I mapped out a timeline for the 3 month period we’d been given. We first added what activities might need to take place at the end of Discovery. We’d need time to summarise our findings into the playback deck, we’d need time to playback that deck to stakeholders so we could get a decision in 3 months, etc. To keep everyone focused, we actually picked the week when we would do a playback of our Discovery findings and make the decision on the MVP proposed plan. We then gave ourselves 2 weeks before it to sort through our research and prepare our deliverables for that session.
And then we looked at the time we had left. Ooof, 3 months isn’t a lot of time to discover how to digitise the nation’s taxes!

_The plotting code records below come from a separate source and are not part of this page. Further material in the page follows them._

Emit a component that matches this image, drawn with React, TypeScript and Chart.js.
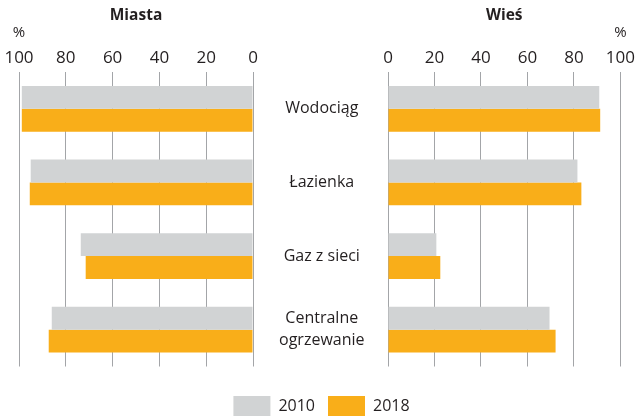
import React, { useEffect, useRef } from 'react';
import { Chart, registerables } from 'chart.js';

Chart.register(...registerables);

const categories: (string | string[])[] = ['Wodociąg', 'Łazienka', 'Gaz z sieci', ['Centralne', 'ogrzewanie']];
const seriesNames = ['2010', '2018'];
const miasta2010 = [98.8, 95.0, 73.6, 86.0];
const miasta2018 = [98.8, 95.4, 71.5, 87.3];
const wies2010 = [90.9, 81.5, 20.8, 69.5];
const wies2018 = [91.3, 83.2, 22.5, 72.1];
const tickValues = [0, 20, 40, 60, 80, 100];
const titleMiasta = 'Miasta';
const titleWies = 'Wieś';
const unitLabel = '%';

const GRAY = '#d1d3d4';
const ORANGE = '#f9ae19';
const TEXT = '#231f20';
const GRID = '#a3a5a8';
const FONT = "'Open Sans', sans-serif";

const W = 639;
const H = 419;

const unitPlugin = {
  id: 'unitPlugin',
  afterDraw(chart: any) {
    const s = chart.scales.x;
    const ctx = chart.ctx;
    ctx.save();
    ctx.fillStyle = TEXT;
    ctx.font = `15px ${FONT}`;
    ctx.textAlign = 'center';
    ctx.textBaseline = 'middle';
    ctx.fillText(unitLabel, s.getPixelForValue(100), s.top - 11);
    ctx.restore();
  },
};

function xScale(reverse: boolean) {
  return {
    type: 'linear' as const,
    position: 'top' as const,
    reverse,
    min: 0,
    max: 100,
    afterBuildTicks: (scale: any) => {
      scale.ticks = tickValues.map((v) => ({ value: v }));
    },
    ticks: {
      color: TEXT,
      font: { family: FONT, size: 17 },
      padding: 4,
    },
    grid: { color: GRID, lineWidth: 1, drawTicks: false },
    border: { display: false },
  };
}

const titleOpts = (text: string) => ({
  display: true,
  text,
  fullSize: false,
  color: TEXT,
  font: { family: FONT, size: 15.5, weight: 'bold' as const },
  padding: { top: 0, bottom: 19 },
});

export default function App() {
  const leftRef = useRef<HTMLCanvasElement>(null);
  const rightRef = useRef<HTMLCanvasElement>(null);

  useEffect(() => {
    const left = new Chart(leftRef.current!, {
      type: 'bar',
      data: {
        labels: categories as any,
        datasets: [
          { label: seriesNames[0], data: miasta2010, backgroundColor: GRAY, categoryPercentage: 0.622, barPercentage: 1 },
          { label: seriesNames[1], data: miasta2018, backgroundColor: ORANGE, categoryPercentage: 0.622, barPercentage: 1 },
        ],
      },
      options: {
        indexAxis: 'y',
        responsive: false,
        animation: false,
        layout: { padding: { left: 19, right: W - 253, top: 6, bottom: 52.5 } },
        scales: {
          x: xScale(true) as any,
          y: { display: false },
        },
        plugins: {
          legend: { display: false },
          tooltip: { enabled: false },
          title: titleOpts(titleMiasta) as any,
        },
      },
      plugins: [unitPlugin],
    });

    const right = new Chart(rightRef.current!, {
      type: 'bar',
      data: {
        labels: categories as any,
        datasets: [
          { label: seriesNames[0], data: wies2010, backgroundColor: GRAY, categoryPercentage: 0.622, barPercentage: 1 },
          { label: seriesNames[1], data: wies2018, backgroundColor: ORANGE, categoryPercentage: 0.622, barPercentage: 1 },
        ],
      },
      options: {
        indexAxis: 'y',
        responsive: false,
        animation: false,
        layout: { padding: { left: 21, right: W - 622, top: 6, bottom: -7 } },
        scales: {
          x: xScale(false) as any,
          y: {
            position: 'left',
            afterFit: (scale: any) => {
              scale.width = 388 - 21;
            },
            ticks: {
              color: TEXT,
              font: { family: FONT, size: 16, lineHeight: 1.375 },
              crossAlign: 'center',
              padding: 23.5,
            },
            grid: { display: false, drawTicks: false },
            border: { display: false },
          },
        },
        plugins: {
          legend: {
            display: true,
            position: 'bottom',
            title: {
              display: true,
              text: ' ',
              font: { family: FONT, size: 10, lineHeight: 1 },
              padding: { top: 6.5, bottom: 0 },
            },
            labels: {
              color: TEXT,
              font: { family: FONT, size: 16 },
              boxWidth: 37,
              boxHeight: 20,
              padding: 13,
            },
          },
          tooltip: { enabled: false },
          title: titleOpts(titleWies) as any,
        },
      },
      plugins: [unitPlugin],
    });

    return () => {
      left.destroy();
      right.destroy();
    };
  }, []);

  return (
    <div style={{ position: 'absolute', left: 0, top: 0, width: W, height: H, background: '#fff' }}>
      <canvas ref={rightRef} width={W} height={H} style={{ position: 'absolute', left: 0, top: 0 }} />
      <canvas ref={leftRef} width={W} height={H} style={{ position: 'absolute', left: 0, top: 0 }} />
    </div>
  );
}
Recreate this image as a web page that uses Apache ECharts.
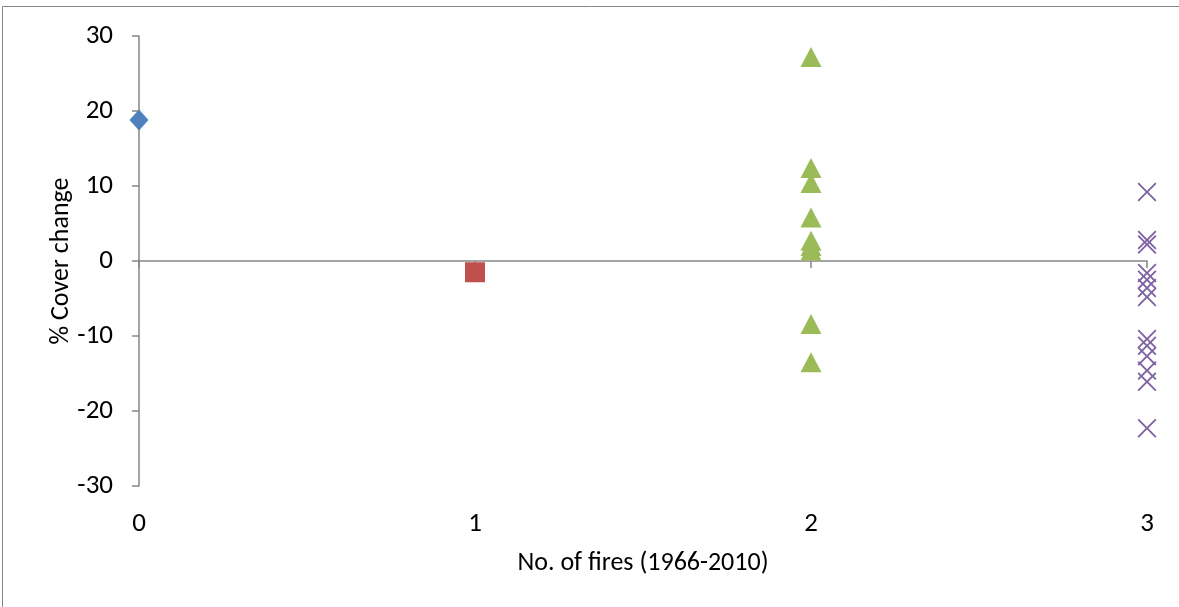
<!DOCTYPE html>
<html>
<head>
<meta charset="utf-8">
<script src="https://cdn.jsdelivr.net/npm/echarts@6/dist/echarts.min.js"></script>
<style>
  html, body { margin: 0; padding: 0; background: #fff; }
  #chart { width: 1179px; height: 607px; }
</style>
</head>
<body>
<div id="chart"></div>
<script>
// Number of fires per site group (x position of each group)
const fireCounts = [0, 1, 2, 3];

// % cover change for sites in each fire-count group
const coverNoFire = [18.8];
const coverOneFire = [-1.5];
const coverTwoFires = [27.2, 12.4, 10.4, 5.8, 2.7, 2.0, 1.4, -8.4, -13.5];
const coverThreeFires = [9.2, 2.8, 2.2, -1.6, -2.5, -3.6, -4.8, -10.4, -11.3, -12.7, -14.6, -16.1, -22.3];

// y axis ticks
const yMin = -30, yMax = 30, yStep = 10;

const FONT = 'Carlito, Lato, sans-serif';
const TICK_SIZE = 27;
const NAME_SIZE = 26;
const AXIS_GRAY = '#868686';

const toPoints = (x, vals) => vals.map(v => [x, v]);

const crossPath = 'path://M0,1L1,0L7,6L13,0L14,1L8,7L14,13L13,14L7,8L1,14L0,13L6,7Z';

const chart = echarts.init(document.getElementById('chart'));
chart.setOption({
  animation: false,
  backgroundColor: '#fff',
  grid: { left: 139, right: 32, top: 36, bottom: 121, containLabel: false },
  graphic: [{
    type: 'rect',
    shape: { x: 2.5, y: 6.5, width: 1300, height: 800 },
    style: { fill: 'none', stroke: AXIS_GRAY, lineWidth: 1 },
    silent: true, z: -1
  }],
  xAxis: [
    {
      // labels and title along the bottom of the plot
      type: 'value', min: fireCounts[0], max: fireCounts[fireCounts.length - 1], interval: 1,
      position: 'bottom',
      axisLine: { show: false, onZero: false },
      axisTick: { show: false },
      splitLine: { show: false },
      axisLabel: { margin: 25, fontSize: TICK_SIZE, color: '#000', fontFamily: FONT },
      name: 'No. of fires (1966-2010)',
      nameLocation: 'middle', nameGap: 64, nameMoveOverlap: false,
      nameTextStyle: { fontSize: NAME_SIZE, color: '#000', fontFamily: FONT }
    },
    {
      // axis line with ticks running through zero
      type: 'value', min: fireCounts[0], max: fireCounts[fireCounts.length - 1], interval: 1,
      position: 'bottom',
      axisLine: { show: true, onZero: true, lineStyle: { color: AXIS_GRAY, width: 1.5 } },
      axisTick: { show: true, inside: false, length: 7, lineStyle: { color: AXIS_GRAY, width: 1.5 } },
      axisLabel: { show: false },
      splitLine: { show: false }
    }
  ],
  yAxis: {
    type: 'value', min: yMin, max: yMax, interval: yStep,
    axisLine: { show: true, onZero: false, lineStyle: { color: AXIS_GRAY, width: 1.5 } },
    axisTick: { show: true, length: 7, lineStyle: { color: AXIS_GRAY, width: 1.5 } },
    splitLine: { show: false },
    axisLabel: { margin: 26, fontSize: TICK_SIZE, color: '#000', fontFamily: FONT },
    name: '% Cover change',
    nameLocation: 'middle', nameGap: 65, nameRotate: 90, nameMoveOverlap: false,
    nameTextStyle: { fontSize: NAME_SIZE, color: '#000', fontFamily: FONT }
  },
  series: [
    {
      type: 'scatter', xAxisIndex: 1, data: toPoints(fireCounts[0], coverNoFire),
      symbol: 'diamond', symbolSize: [19, 21],
      itemStyle: { color: '#4F81BD', opacity: 1 }
    },
    {
      type: 'scatter', xAxisIndex: 1, data: toPoints(fireCounts[1], coverOneFire),
      symbol: 'rect', symbolSize: 20,
      itemStyle: { color: '#C0504D', opacity: 1 }
    },
    {
      type: 'scatter', xAxisIndex: 1, data: toPoints(fireCounts[2], coverTwoFires),
      symbol: 'triangle', symbolSize: [21, 20],
      itemStyle: { color: '#9BBB59', opacity: 1 }
    },
    {
      type: 'scatter', xAxisIndex: 1, data: toPoints(fireCounts[3], coverThreeFires),
      symbol: crossPath, symbolSize: 19,
      itemStyle: { color: '#8064A2', opacity: 1 }
    }
  ]
});
</script>
</body>
</html>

We looked at our piles of post-its and decided, what are the basics? What do we need to answer first to help us set the foundations? We dragged those activities into the first few weeks.
Now that we would have a basic understanding of how taxes work, what would we need to answer next? Then we dragged those activities into the following weeks. We did this for each wave of questions until we had mapped out what activities would need to happen week on week to address our questions.
We then built in gaps for follow-up sessions since we didn’t know how the workshops might run and if we’d be able to cover it all in one session.
This gave us insight into who we’d need to talk to and when, which meant we could start getting workshops and interviews into people’s diaries as early as possible.
In Conclusion
No, we did not stick to the waterfall plan we created. Yes, we did decide on the MVP and do our playback to Project Sponsors on the weeks that we promised. We ran the Discovery phase in sprints and used our initial plan as a guide. At the start of each sprint we’d ask ourselves, based on what we now know, does this still make sense? Or do we need to change tack? Some of it stayed the same, and in other areas we learned it was far more important to delve deeper into some spaces at the sacrifice of something less important.
I still can’t believe we did that Discovery in 3 months. Thank you to Equal Experts for the opportunity.